The 2019 Oscars
author: ethan butterfield | a&c editor
The award Andy Serkis will never get. / Pixabay
A night of viewers saying; “Really?”
Well, here we are again. Another year has passed and another ceremony of handing out golden statues has been completed. As in any Oscars event, there were surprise winners, there were surprise losers, and of course, there was a Best Picture winner that was controversial. Well, you know what they say, the more things change, the more things stay the same. When looking at this year’s Oscars ceremony, though, it felt a bit tenser than most, not just because of the on-going political climate in Hollywood, but also due to the fact that the Oscars were kind of fighting for their lives in terms of viewership. There was the host dilemma, the announcing awards during the commercial break dilemma, the ‘Most Popular Film’ dilemma, long story short, there were a few dilemmas that the Academy had to work past this year – especially if they wanted to see any kind of positive percentage in terms of viewers.
Interestingly enough, , the Academy did manage to handle most of these problems well when it came to the event itself. An event that, despite the political climate surrounding it, felt kind of fun for the first time in what feels like years. Fun in regard to the mood of the show that is a great example of this being the first presenters: Tina Fey, Maya Rudolph, and Amy Poehler, who were great in relieving some of the tension surrounding problems with the ceremony. They came out, they joked about it, they owned the situation, it was a solid start to things.
Speaking of a solid start to things, the first award presented certainly fit that bill. The Oscar for Best Supporting Actress went to Regina King for her fantastic performance in If Beale Street Could Talk. After being presented with the award, King made another wonderful speech that, honestly, rivaled, if not exceeded, her Golden Globes speech.
Then, albeit much later in the night, came the award for Best Supporting Actor, which went to Mahershala Ali for his role in Green Book. His performance was another that was quite excellent (I mean, he was nominated for an Academy Award, makes sense right). However, it was a bit odd to see him in the Best Supporting Actor category, as I thought he would certainly be a contender for Best Actor. He did win the Oscar, though, so I guess everything worked out.
Moving away from acting and toward the more production–based and technical awards, there were winners all over the place this year. Usually, how it works at the Oscars is that there’s one film that typically sweeps the production/technical awards, while the rest of the categories are left to other films. One year it was Gravity, another it was La La Land, then there was Mad Max: Fury Road, all in all, you get the picture. This year, however, it was more evenly distributed as Vice took home the award for Best Make-Up and Hair-Styling, First Man nabbed the Oscar for Best Visual Effects, and Black Panther landed Best Costume Design and Best Production Design, as well as another Oscar that we’ll get into later on. On top of these winners, there was also Roma, winning Best Cinematography and Best Foreign Language Film and Bohemian Rhapsody which won not only Best Sound Editing and Sound Mixing, but Best Film Editing as well.
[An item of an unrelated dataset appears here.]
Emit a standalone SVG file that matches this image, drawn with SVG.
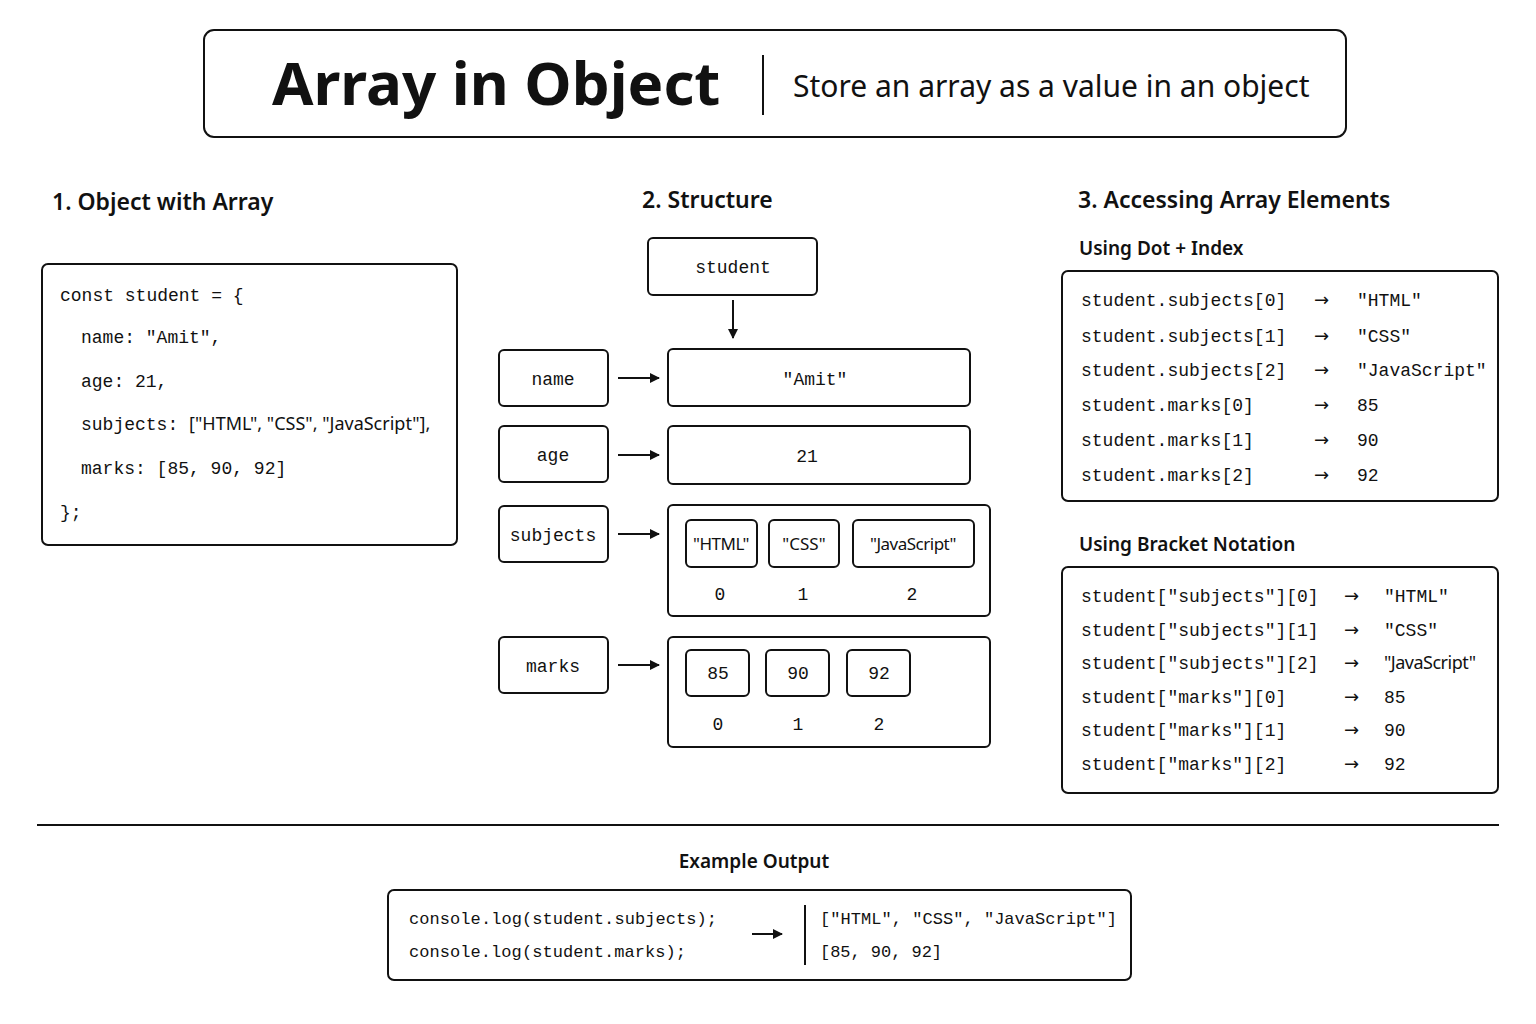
<svg xmlns="http://www.w3.org/2000/svg" width="1536" height="1024" viewBox="0 0 1536 1024">
<defs>
<marker id="ah" markerWidth="10" markerHeight="10" refX="9" refY="5" orient="auto" markerUnits="userSpaceOnUse"><path d="M0,0 L10,5 L0,10 z" fill="#111"/></marker>
<style>
.b{fill:#fff;stroke:#111;stroke-width:2}
.m{font-family:"Liberation Mono","DejaVu Sans Mono",monospace;font-size:18px;fill:#111}
.o{font-size:17px}
.s{font-family:"Noto Sans","Liberation Sans",sans-serif;fill:#111}
.a{font-family:"DejaVu Sans",sans-serif;font-size:18px;fill:#111}
.h{font-family:"Noto Sans","Liberation Sans",sans-serif;font-weight:600;font-size:23px;fill:#111}
.sh{font-family:"Noto Sans","Liberation Sans",sans-serif;font-weight:600;font-size:19px;fill:#111}
.c{text-anchor:middle}
.l{stroke:#111;stroke-width:2;fill:none}
</style>
</defs>
<rect width="1536" height="1024" fill="#fff"/>
<g id="title">
<rect class="b" x="204" y="30" width="1142" height="107" rx="10"/>
<text class="s" x="272" y="105" font-size="60" font-weight="700">Array in Object</text>
<line class="l" x1="763" y1="55" x2="763" y2="115"/>
<text class="s" x="793" y="97" font-size="30">Store an array as a value in an object</text>
</g>
<text class="h" x="52" y="210">1. Object with Array</text>
<text class="h" x="642" y="208">2. Structure</text>
<text class="h" x="1078" y="208">3. Accessing Array Elements</text>
<g id="code">
<rect class="b" x="42" y="264" width="415" height="281" rx="6"/>
<text class="m" x="60" y="301">const student = {</text>
<text class="m" x="81" y="343">name: "Amit",</text>
<text class="m" x="81" y="387">age: 21,</text>
<text class="m" x="81" y="430">subjects: <tspan class="s" font-size="18">["HTML", "CSS", "JavaScript"],</tspan></text>
<text class="m" x="81" y="474">marks: [85, 90, 92]</text>
<text class="m" x="60" y="518">};</text>
</g>
<g id="student"><rect class="b" x="648" y="238" width="169" height="57" rx="5"/><text class="m c" x="733" y="273">student</text></g>
<g id="k-name"><rect class="b" x="499" y="350" width="109" height="56" rx="5"/><text class="m c" x="553" y="385">name</text></g>
<g id="v-name"><rect class="b" x="668" y="349" width="302" height="57" rx="5"/><text class="m c" x="815" y="385">"Amit"</text></g>
<g id="k-age"><rect class="b" x="499" y="426" width="109" height="56" rx="5"/><text class="m c" x="553" y="461">age</text></g>
<g id="v-age"><rect class="b" x="668" y="426" width="302" height="58" rx="5"/><text class="m c" x="807" y="462">21</text></g>
<g id="k-subjects"><rect class="b" x="499" y="506" width="109" height="56" rx="5"/><text class="m c" x="553" y="541">subjects</text></g>
<g id="v-subjects"><rect class="b" x="668" y="505" width="322" height="111" rx="5"/>
<rect class="b" x="686" y="520" width="71" height="47" rx="5"/><rect class="b" x="769" y="520" width="70" height="47" rx="5"/><rect class="b" x="853" y="520" width="121" height="47" rx="5"/>
<text class="s c" x="721" y="550" font-size="17" letter-spacing="-0.5">"HTML"</text><text class="s c" x="804" y="550" font-size="17">"CSS"</text><text class="s c" x="913" y="550" font-size="17" letter-spacing="-0.5">"JavaScript"</text>
<text class="m c" x="720" y="600">0</text><text class="m c" x="803" y="600">1</text><text class="m c" x="912" y="600">2</text></g>
<g id="k-marks"><rect class="b" x="499" y="637" width="109" height="56" rx="5"/><text class="m c" x="553" y="672">marks</text></g>
<g id="v-marks"><rect class="b" x="668" y="637" width="322" height="110" rx="5"/>
<rect class="b" x="686" y="650" width="63" height="46" rx="5"/><rect class="b" x="766" y="650" width="63" height="46" rx="5"/><rect class="b" x="847" y="650" width="63" height="46" rx="5"/>
<text class="m c" x="718" y="679">85</text><text class="m c" x="798" y="679">90</text><text class="m c" x="879" y="679">92</text>
<text class="m c" x="718" y="730">0</text><text class="m c" x="798" y="730">1</text><text class="m c" x="879" y="730">2</text></g>
<g id="dot">
<text class="sh" x="1079" y="255">Using Dot + Index</text>
<rect class="b" x="1062" y="271" width="436" height="230" rx="6"/>
<text class="m" x="1081" y="306">student.subjects[0]</text><text class="a" x="1314" y="306">→</text><text class="m" x="1357" y="306">"HTML"</text>
<text class="m" x="1081" y="342">student.subjects[1]</text><text class="a" x="1314" y="342">→</text><text class="m" x="1357" y="342">"CSS"</text>
<text class="m" x="1081" y="376">student.subjects[2]</text><text class="a" x="1314" y="376">→</text><text class="m" x="1357" y="376">"JavaScript"</text>
<text class="m" x="1081" y="411">student.marks[0]</text><text class="a" x="1314" y="411">→</text><text class="m" x="1357" y="411">85</text>
<text class="m" x="1081" y="446">student.marks[1]</text><text class="a" x="1314" y="446">→</text><text class="m" x="1357" y="446">90</text>
<text class="m" x="1081" y="481">student.marks[2]</text><text class="a" x="1314" y="481">→</text><text class="m" x="1357" y="481">92</text>
</g>
<g id="bracket">
<text class="sh" x="1079" y="551">Using Bracket Notation</text>
<rect class="b" x="1062" y="567" width="436" height="226" rx="6"/>
<text class="m" x="1081" y="602">student["subjects"][0]</text><text class="a" x="1344" y="602">→</text><text class="m" x="1384" y="602">"HTML"</text>
<text class="m" x="1081" y="636">student["subjects"][1]</text><text class="a" x="1344" y="636">→</text><text class="m" x="1384" y="636">"CSS"</text>
<text class="m" x="1081" y="669">student["subjects"][2]</text><text class="a" x="1344" y="669">→</text><text class="s" x="1384" y="669" font-size="18" letter-spacing="-0.5">"JavaScript"</text>
<text class="m" x="1081" y="703">student["marks"][0]</text><text class="a" x="1344" y="703">→</text><text class="m" x="1384" y="703">85</text>
<text class="m" x="1081" y="736">student["marks"][1]</text><text class="a" x="1344" y="736">→</text><text class="m" x="1384" y="736">90</text>
<text class="m" x="1081" y="770">student["marks"][2]</text><text class="a" x="1344" y="770">→</text><text class="m" x="1384" y="770">92</text>
</g>
<line class="l" x1="37" y1="825" x2="1499" y2="825"/>
<g id="output">
<text class="sh c" x="754" y="868" font-size="21">Example Output</text>
<rect class="b" x="388" y="890" width="743" height="90" rx="6"/>
<text class="m o" x="409" y="924" textLength="308">console.log(student.subjects);</text>
<text class="m o" x="409" y="957" textLength="277">console.log(student.marks);</text>
<line class="l" x1="805" y1="905" x2="805" y2="965"/>
<text class="m o" x="820" y="924" textLength="297">["HTML", "CSS", "JavaScript"]</text>
<text class="m o" x="820" y="957" textLength="122">[85, 90, 92]</text>
</g>
<g id="connectors">
<line class="l" x1="733" y1="300" x2="733" y2="338" marker-end="url(#ah)"/>
<line class="l" x1="618" y1="378" x2="659" y2="378" marker-end="url(#ah)"/>
<line class="l" x1="618" y1="455" x2="659" y2="455" marker-end="url(#ah)"/>
<line class="l" x1="618" y1="534" x2="659" y2="534" marker-end="url(#ah)"/>
<line class="l" x1="618" y1="665" x2="659" y2="665" marker-end="url(#ah)"/>
<line class="l" x1="752" y1="934" x2="782" y2="934" marker-end="url(#ah)"/>
</g>
</svg>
Now, before listing off the next couple of winners, I should mention that I didn’t have a lot of Oscar horses in this race, if you catch my drift. Despite my love of films like A Star is Born, BlacKkKlansman, Vice, and Bohemian Rhapsody, I just enjoyed them because they were interesting or engaging movie, not because I thought they deserved some award. That being said, when A Star is Born won for Best Original Song in “Shallow” and BlacKkKlansman won for Best Adapted Screenplay, I was quite happy with the results. It was there only golden statue of the night, but at least they got something when all was said and done. Also, and I don’t know about you, but after the live performance of Bradley Cooper and Lady Gaga doing ‘Shallow’ on stage, there was no way that Oscar was going anywhere else but to A Star is Born. As well, on the subject of music, any guesses for who won Best Original Score? First Man? Nope, it was Black Panther, winning Oscar number three of the night.
Stepping away from music, we move into writing, something that I know about…well, something that I claim to know about anyway. As I mentioned earlier, BlacKkKlansman won the award for Best Adapted Screenplay, while the Best Original Screenplay Award went to Green Book, which was its second Oscar. The Best Adapted Screenplay Award presentation was particularly amazing as presenter Samuel L. Jackson a) made a reference to the Knicks finally breaking their ‘at home’ losing streak, and b) was super pumped when his buddy, Spike Lee, won the Oscar. That’s a true friend.
Finally, we move to the major categories of the night; the Best Actor award went to Rami Malek for his portrayal as Freddie Mercury, Best Actress went to Olivia Coleman for her portrayal as the queen in The Favourite, the Best Director award was received by Alfonso Cuarón for his work on Roma, and last but not least, Best Picture was given to Green Book, which sparked immediate controversy and a chorus of people saying, “Really?” that you can look up for yourself.